Enhanced Exception Design: The ProcessorInavailability exception must be enhanced to provide additional context for better error messaging. The exception should indicate the processor genus (inventory vs structure), categorize the type of error encountered, and track whether URL pattern extension was attempted. These enhancements must maintain backward compatibility with existing exception handling code.

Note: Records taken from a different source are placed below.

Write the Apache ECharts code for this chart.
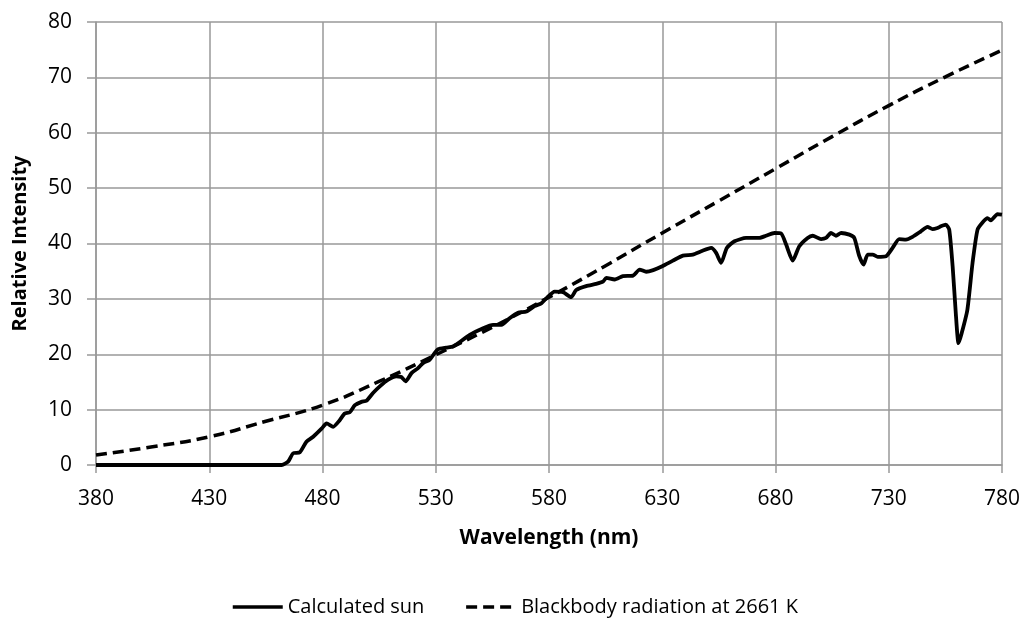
<!DOCTYPE html>
<html>
<head>
<meta charset="utf-8">
<script src="https://cdn.jsdelivr.net/npm/echarts@6/dist/echarts.min.js"></script>
<style>
html,body{margin:0;padding:0;background:#fff;}
#chart{width:1029px;height:628px;}
</style>
</head>
<body>
<div id="chart"></div>
<script>
var sunWavelength = [380,462,464.8,467,470,472.9,475.9,479.7,481.8,484.7,487.6,489.8,492,494.3,497.2,499.4,502.3,505.3,509,512.6,514.8,516.7,519.3,522.2,524.4,527.3,529.5,531,534.7,537.6,540,545,550.9,555.3,559,562.6,566.3,570,573.6,576.6,578.8,582.5,586.2,589.8,592,596.4,600.8,603.8,605.3,609,612.6,617.1,620,622.9,626,630,634.7,639.1,643.5,647.2,651.6,653.8,656,658.5,661.9,667,672.9,675.8,679.5,682.5,684.7,687.6,690.5,694.2,696.4,700.1,702.3,704.5,706.7,709,712.6,714.8,717,718.9,720.7,722.9,725.1,728.8,731.7,734.6,737.6,740.5,744.2,747.1,749.3,751.5,753,755.2,756.7,758.2,759.6,760.8,762.2,764.7,767,769.2,771.4,773.6,775.1,778,780];
var sunIntensity = [0,0,0.6,2.1,2.3,4.2,5.1,6.6,7.5,6.9,8.1,9.3,9.5,10.8,11.4,11.6,13.0,14.2,15.4,16.0,15.9,15.1,16.6,17.5,18.4,19.0,20.2,20.9,21.2,21.4,22.0,23.5,24.7,25.3,25.3,26.5,27.5,27.7,28.7,29.2,30.1,31.3,31.2,30.3,31.6,32.3,32.7,33.1,33.8,33.5,34.1,34.2,35.3,34.9,35.2,35.9,36.9,37.8,38.0,38.6,39.2,38.3,36.5,39.2,40.4,41.0,41.0,41.4,41.9,41.8,39.8,36.9,39.5,41.0,41.4,40.8,41.0,41.9,41.4,41.9,41.6,41.0,37.7,36.2,38.0,38.0,37.6,37.7,39.2,40.8,40.7,41.2,42.2,43.0,42.6,42.8,43.1,43.4,42.5,35.9,27.4,22.0,23.8,28.0,36.5,42.5,43.8,44.6,44.2,45.3,45.2];
var bbWavelength = [380,405,430,455,480,505,530,555,580,605,630,655,680,705,730,755,780];
var bbIntensity = [1.8,3.3,5.1,7.9,10.8,15.1,19.9,24.9,30.3,36.0,41.9,47.7,53.5,59.3,64.9,70.1,74.9];
var seriesNames = ['Calculated sun','Blackbody radiation at 2661 K'];
var xTitle = 'Wavelength (nm)';
var yTitle = 'Relative Intensity';

function pairs(xs, ys){ return xs.map(function(x,i){ return [x, ys[i]]; }); }

var FONT = 'Open Sans';
var chart = echarts.init(document.getElementById('chart'), null, {renderer:'canvas'});
chart.setOption({
  animation:false,
  backgroundColor:'#fff',
  textStyle:{fontFamily:FONT},
  grid:{left:96,right:27,top:22,bottom:163,containLabel:false},
  legend:{
    bottom:6,left:'center',
    itemWidth:50,itemHeight:14,itemGap:40,
    itemStyle:{opacity:0},
    lineStyle:{width:3.5},
    textStyle:{fontFamily:FONT,fontSize:20,color:'#000'},
    data:seriesNames
  },
  xAxis:{
    type:'value',min:380,max:780,interval:50,
    name:xTitle,nameLocation:'middle',nameGap:63,
    nameTextStyle:{fontFamily:FONT,fontSize:21,fontWeight:'bold',color:'#000'},
    axisLine:{show:true,lineStyle:{color:'#999',width:1.5}},
    axisTick:{show:true,length:8,lineStyle:{color:'#999',width:1.5}},
    axisLabel:{margin:24,fontSize:21,color:'#000',fontFamily:FONT},
    splitLine:{show:true,lineStyle:{color:'#999',width:1.5}}
  },
  yAxis:{
    type:'value',min:0,max:80,interval:10,
    name:yTitle,nameLocation:'middle',nameGap:66,nameRotate:90,
    nameTextStyle:{fontFamily:FONT,fontSize:20,fontWeight:'bold',color:'#000'},
    axisLine:{show:true,lineStyle:{color:'#999',width:1.5}},
    axisTick:{show:true,length:9,lineStyle:{color:'#999',width:1.5}},
    axisLabel:{margin:24,fontSize:21,color:'#000',fontFamily:FONT},
    splitLine:{show:true,lineStyle:{color:'#999',width:1.5}}
  },
  series:[
    {name:seriesNames[0],type:'line',data:pairs(sunWavelength,sunIntensity),
     symbol:'none',smooth:0.2,lineStyle:{color:'#000',width:3.8},itemStyle:{color:'#000'},z:3},
    {name:seriesNames[1],type:'line',data:pairs(bbWavelength,bbIntensity),
     symbol:'none',smooth:true,lineStyle:{color:'#000',width:3.5,type:[11,6]},itemStyle:{color:'#000'},z:2}
  ]
});
</script>
</body>
</html>
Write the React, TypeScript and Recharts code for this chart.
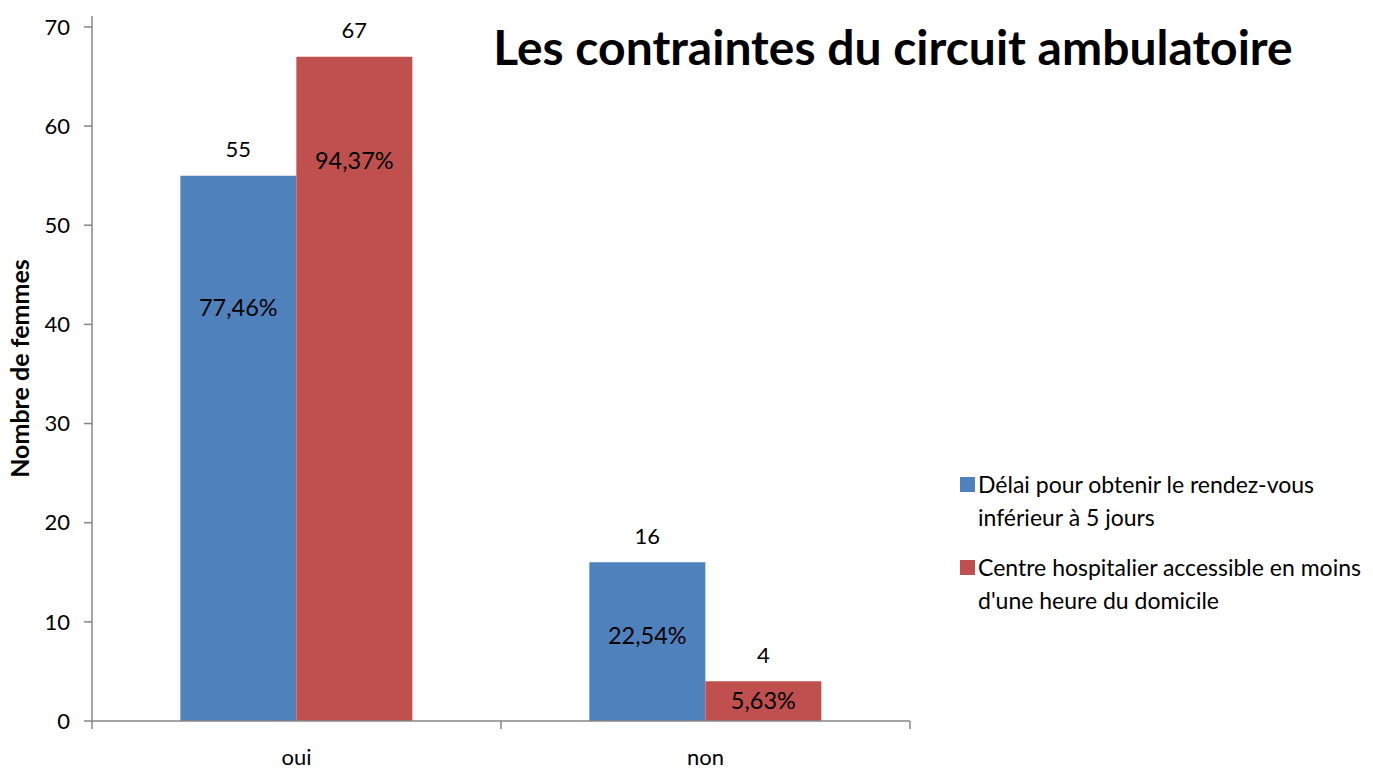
import React from 'react';
import { ComposedChart, Bar, XAxis, YAxis, Legend, LabelList } from 'recharts';

const categories = ['oui', 'non'];
const delaiValues = [55, 16];
const centreValues = [67, 4];
const delaiPct = ['77,46%', '22,54%'];
const centrePct = ['94,37%', '5,63%'];
const yTicks = [0, 10, 20, 30, 40, 50, 60, 70];

const seriesNames = [
    'Délai pour obtenir le rendez-vous inférieur à 5 jours',
    "Centre hospitalier accessible en moins d'une heure du domicile",
];
const legendLines = [
    ['Délai pour obtenir le rendez-vous', 'inférieur à 5 jours'],
    ['Centre hospitalier accessible en moins', "d'une heure du domicile"],
];

// where the % label sits inside each bar (fraction of bar height from bottom)
const delaiPctLift = [0.76, 0.54];
const centrePctLift = [0.845, 0.52];

const BLUE = '#4F81BD';
const RED = '#C0504D';
const AXIS = '#868686';
const FONT = 'Lato, "Noto Sans", sans-serif';

const W = 1373;
const H = 769;
const PLOT_LEFT = 92;
const PLOT_RIGHT = 910;
const PLOT_BOTTOM = 721;
const BAND = (PLOT_RIGHT - PLOT_LEFT) / categories.length;

const data = categories.map((c, i) => ({
    cat: c,
    delai: delaiValues[i],
    centre: centreValues[i],
    delaiPct: delaiPct[i],
    centrePct: centrePct[i],
}));

const XTick = (props: any) => {
    const { x, payload, index } = props;
    const left = x - BAND / 2;
    return (
        <g>
            <line x1={left} y1={PLOT_BOTTOM} x2={left} y2={PLOT_BOTTOM + 8} stroke={AXIS} strokeWidth={1.5} />
            {index === categories.length - 1 && (
                <line x1={x + BAND / 2} y1={PLOT_BOTTOM} x2={x + BAND / 2} y2={PLOT_BOTTOM + 8} stroke={AXIS} strokeWidth={1.5} />
            )}
            <text x={x} y={PLOT_BOTTOM + 35} textAnchor="middle" dominantBaseline="central" fontSize={22} fontFamily={FONT} fill="#000">
                {payload.value}
            </text>
        </g>
    );
};

const topLabel = (props: any) => {
    const { x, y, width, value } = props;
    return (
        <text x={x + width / 2} y={y - 27} textAnchor="middle" dominantBaseline="central" fontSize={22} fontFamily={FONT} fill="#000">
            {value}
        </text>
    );
};

const pctLabel = (lifts: number[]) => (props: any) => {
    const { x, y, width, height, value, index } = props;
    const cy = y + height - height * lifts[index];
    return (
        <text x={x + width / 2} y={cy} textAnchor="middle" dominantBaseline="central" fontSize={23.5} fontFamily={FONT} fill="#000">
            {value}
        </text>
    );
};

const LegendBox = () => (
    <div style={{ fontFamily: FONT, fontSize: 23, color: '#000', lineHeight: '33px', textAlign: 'left' }}>
        {legendLines.map((lines, i) => (
            <div key={i} style={{ position: 'relative', paddingLeft: 21, marginBottom: 17 }}>
                <span
                    style={{
                        position: 'absolute',
                        left: 3,
                        top: 9,
                        width: 15,
                        height: 15,
                        background: i === 0 ? BLUE : RED,
                    }}
                />
                {lines.map((l, j) => (
                    <div key={j} style={{ whiteSpace: 'nowrap' }}>{l}</div>
                ))}
            </div>
        ))}
    </div>
);

export default function App() {
    return (
        <div style={{ position: 'absolute', left: 0, top: 0, width: W, height: H, background: '#fff' }}>
            <ComposedChart
                width={W}
                height={H}
                data={data}
                margin={{ top: 16, right: W - PLOT_RIGHT, left: 32, bottom: 0 }}
                barCategoryGap="21.6%"
                barGap={0}
            >
                <XAxis
                    dataKey="cat"
                    height={H - PLOT_BOTTOM}
                    stroke={AXIS}
                    strokeWidth={1.5}
                    tickLine={false}
                    tick={<XTick />}
                    interval={0}
                />
                <YAxis
                    width={60}
                    domain={[0, 71.1]}
                    ticks={yTicks}
                    stroke={AXIS}
                    strokeWidth={1.5}
                    tickSize={8}
                    tickMargin={14}
                    tick={{ fill: '#000', fontSize: 22, fontFamily: FONT }}
                    allowDataOverflow
                    label={{
                        value: 'Nombre de femmes',
                        angle: -90,
                        position: 'insideLeft',
                        dx: -17,
                        dy: 0,
                        style: { textAnchor: 'middle', fontWeight: 700, fontSize: 25, fontFamily: FONT, fill: '#000' },
                    }}
                />
                <Legend
                    layout="horizontal"
                    verticalAlign="middle"
                    align="center"
                    content={<LegendBox />}
                    wrapperStyle={{ left: 957, top: 468, width: 416 }}
                />
                <Bar dataKey="delai" name={seriesNames[0]} fill={BLUE} isAnimationActive={false}>
                    <LabelList dataKey="delai" content={topLabel} />
                    <LabelList dataKey="delaiPct" content={pctLabel(delaiPctLift)} />
                </Bar>
                <Bar dataKey="centre" name={seriesNames[1]} fill={RED} isAnimationActive={false}>
                    <LabelList dataKey="centre" content={topLabel} />
                    <LabelList dataKey="centrePct" content={pctLabel(centrePctLift)} />
                </Bar>
                <text
                    x={893}
                    y={46}
                    textAnchor="middle"
                    dominantBaseline="central"
                    fontSize={48}
                    fontWeight={700}
                    fontFamily={FONT}
                    fill="#000"
                >
                    Les contraintes du circuit ambulatoire
                </text>
            </ComposedChart>
        </div>
    );
}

Enhanced Error Messages: - Inventory Detection: "No compatible inventory format detected at this documentation source" - URL Pattern Intelligence: "No inventory found - attempted common URL patterns" - Enhanced Accessibility: Context-aware guidance based on error type - Genus Clarity: Clear distinction between inventory and structure failures

Automatic URL Pattern Extension: Detection system must automatically attempt common documentation URL patterns when base URL detection fails. The system should try standard documentation site patterns (such as /en/latest/, /latest/, /main/) before reporting failure. This capability should be primarily applied to inventory detection where URL patterns are more standardized.

Functions Layer Error Response Design: Functions layer must catch processor detection exceptions and return structured error responses that contain pre-formatted, user-friendly error information. This eliminates the need for interface layers to interpret raw exceptions or format error messages. The structured responses should include error type, user-friendly titles, detailed messages, and actionable suggestions.

Cache Integration: When URL pattern extension discovers working URLs, detection cache entries are updated to use the successful URL for future requests, improving performance and user experience.

Interface Layer Simplification: CLI and MCP layers must be simplified to become response formatters that extract pre-formatted error information from functions layer responses. Interface layers should not interpret raw exceptions or generate error messages. Instead, they extract structured error information and apply appropriate display formatting for their respective interfaces.

Implementation Phases: 1. Functions Layer Error Response Design: Implement structured error responses in functions layer 2. Automatic URL Patterns: Implement intelligent URL extension for inventory detection 3. Enhanced Exception Context: Add contextual fields to ProcessorInavailability 4. URL Pattern Detection: Add utilities for documentation site pattern recognition

This detection system design provides robust, extensible automated processor selection while maintaining clean architectural boundaries and established project practices compliance.